■ **DIRECTION**: Would you write out the listing verbatim and skip every picture in it?

■ **DATASET EXCERPT**:
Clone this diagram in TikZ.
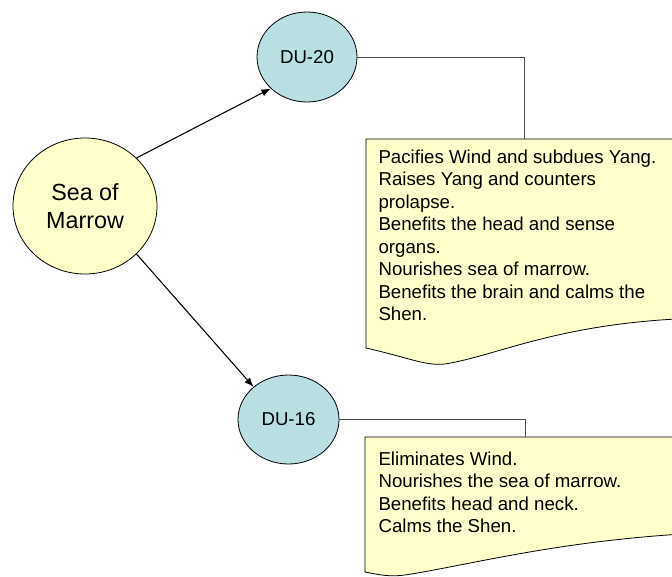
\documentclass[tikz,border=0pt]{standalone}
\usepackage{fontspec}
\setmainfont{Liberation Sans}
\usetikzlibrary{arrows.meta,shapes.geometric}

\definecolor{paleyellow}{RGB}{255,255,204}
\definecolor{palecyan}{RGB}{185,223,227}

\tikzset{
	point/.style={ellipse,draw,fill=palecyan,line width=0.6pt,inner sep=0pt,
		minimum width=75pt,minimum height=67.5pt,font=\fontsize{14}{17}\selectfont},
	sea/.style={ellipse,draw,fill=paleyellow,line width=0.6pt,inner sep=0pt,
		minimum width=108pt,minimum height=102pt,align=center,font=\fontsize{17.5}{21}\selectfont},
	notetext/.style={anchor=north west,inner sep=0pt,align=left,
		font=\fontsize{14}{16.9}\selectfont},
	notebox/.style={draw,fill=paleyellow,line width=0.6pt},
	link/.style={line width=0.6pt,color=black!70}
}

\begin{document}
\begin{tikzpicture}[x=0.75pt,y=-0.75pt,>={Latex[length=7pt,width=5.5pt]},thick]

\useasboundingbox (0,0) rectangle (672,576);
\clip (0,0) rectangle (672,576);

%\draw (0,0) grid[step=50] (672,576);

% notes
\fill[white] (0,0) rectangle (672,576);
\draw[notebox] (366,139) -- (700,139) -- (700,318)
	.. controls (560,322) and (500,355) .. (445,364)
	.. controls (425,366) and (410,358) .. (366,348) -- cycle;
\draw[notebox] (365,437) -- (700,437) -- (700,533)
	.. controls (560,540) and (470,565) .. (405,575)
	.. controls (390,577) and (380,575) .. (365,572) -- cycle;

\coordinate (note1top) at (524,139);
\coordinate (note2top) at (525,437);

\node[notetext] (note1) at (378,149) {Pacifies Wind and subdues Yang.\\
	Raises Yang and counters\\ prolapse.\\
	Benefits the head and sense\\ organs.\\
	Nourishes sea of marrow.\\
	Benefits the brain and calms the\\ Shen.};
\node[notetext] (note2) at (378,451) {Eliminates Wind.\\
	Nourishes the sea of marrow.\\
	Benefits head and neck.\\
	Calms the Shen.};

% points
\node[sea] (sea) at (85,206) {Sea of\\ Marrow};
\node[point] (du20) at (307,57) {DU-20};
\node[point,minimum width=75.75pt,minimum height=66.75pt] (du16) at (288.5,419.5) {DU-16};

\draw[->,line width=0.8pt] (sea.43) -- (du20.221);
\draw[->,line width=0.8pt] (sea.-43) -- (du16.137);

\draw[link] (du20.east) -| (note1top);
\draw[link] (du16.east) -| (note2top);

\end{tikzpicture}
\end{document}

■ **EXERCISE RESPONSE**:
Clone this diagram in TikZ.
\documentclass[tikz,border=0pt]{standalone}
\usepackage{fontspec}
\setmainfont{Liberation Sans}
\usetikzlibrary{arrows.meta,shapes.geometric}

\definecolor{paleyellow}{RGB}{255,255,204}
\definecolor{palecyan}{RGB}{185,223,227}

\tikzset{
	point/.style={ellipse,draw,fill=palecyan,line width=0.6pt,inner sep=0pt,
		minimum width=75pt,minimum height=67.5pt,font=\fontsize{14}{17}\selectfont},
	sea/.style={ellipse,draw,fill=paleyellow,line width=0.6pt,inner sep=0pt,
		minimum width=108pt,minimum height=102pt,align=center,font=\fontsize{17.5}{21}\selectfont},
	notetext/.style={anchor=north west,inner sep=0pt,align=left,
		font=\fontsize{14}{16.9}\selectfont},
	notebox/.style={draw,fill=paleyellow,line width=0.6pt},
	link/.style={line width=0.6pt,color=black!70}
}

\begin{document}
\begin{tikzpicture}[x=0.75pt,y=-0.75pt,>={Latex[length=7pt,width=5.5pt]},thick]

\useasboundingbox (0,0) rectangle (672,576);
\clip (0,0) rectangle (672,576);

%\draw (0,0) grid[step=50] (672,576);

% notes
\fill[white] (0,0) rectangle (672,576);
\draw[notebox] (366,139) -- (700,139) -- (700,318)
	.. controls (560,322) and (500,355) .. (445,364)
	.. controls (425,366) and (410,358) .. (366,348) -- cycle;
\draw[notebox] (365,437) -- (700,437) -- (700,533)
	.. controls (560,540) and (470,565) .. (405,575)
	.. controls (390,577) and (380,575) .. (365,572) -- cycle;

\coordinate (note1top) at (524,139);
\coordinate (note2top) at (525,437);

\node[notetext] (note1) at (378,149) {Pacifies Wind and subdues Yang.\\
	Raises Yang and counters\\ prolapse.\\
	Benefits the head and sense\\ organs.\\
	Nourishes sea of marrow.\\
	Benefits the brain and calms the\\ Shen.};
\node[notetext] (note2) at (378,451) {Eliminates Wind.\\
	Nourishes the sea of marrow.\\
	Benefits head and neck.\\
	Calms the Shen.};

% points
\node[sea] (sea) at (85,206) {Sea of\\ Marrow};
\node[point] (du20) at (307,57) {DU-20};
\node[point,minimum width=75.75pt,minimum height=66.75pt] (du16) at (288.5,419.5) {DU-16};

\draw[->,line width=0.8pt] (sea.43) -- (du20.221);
\draw[->,line width=0.8pt] (sea.-43) -- (du16.137);

\draw[link] (du20.east) -| (note1top);
\draw[link] (du16.east) -| (note2top);

\end{tikzpicture}
\end{document}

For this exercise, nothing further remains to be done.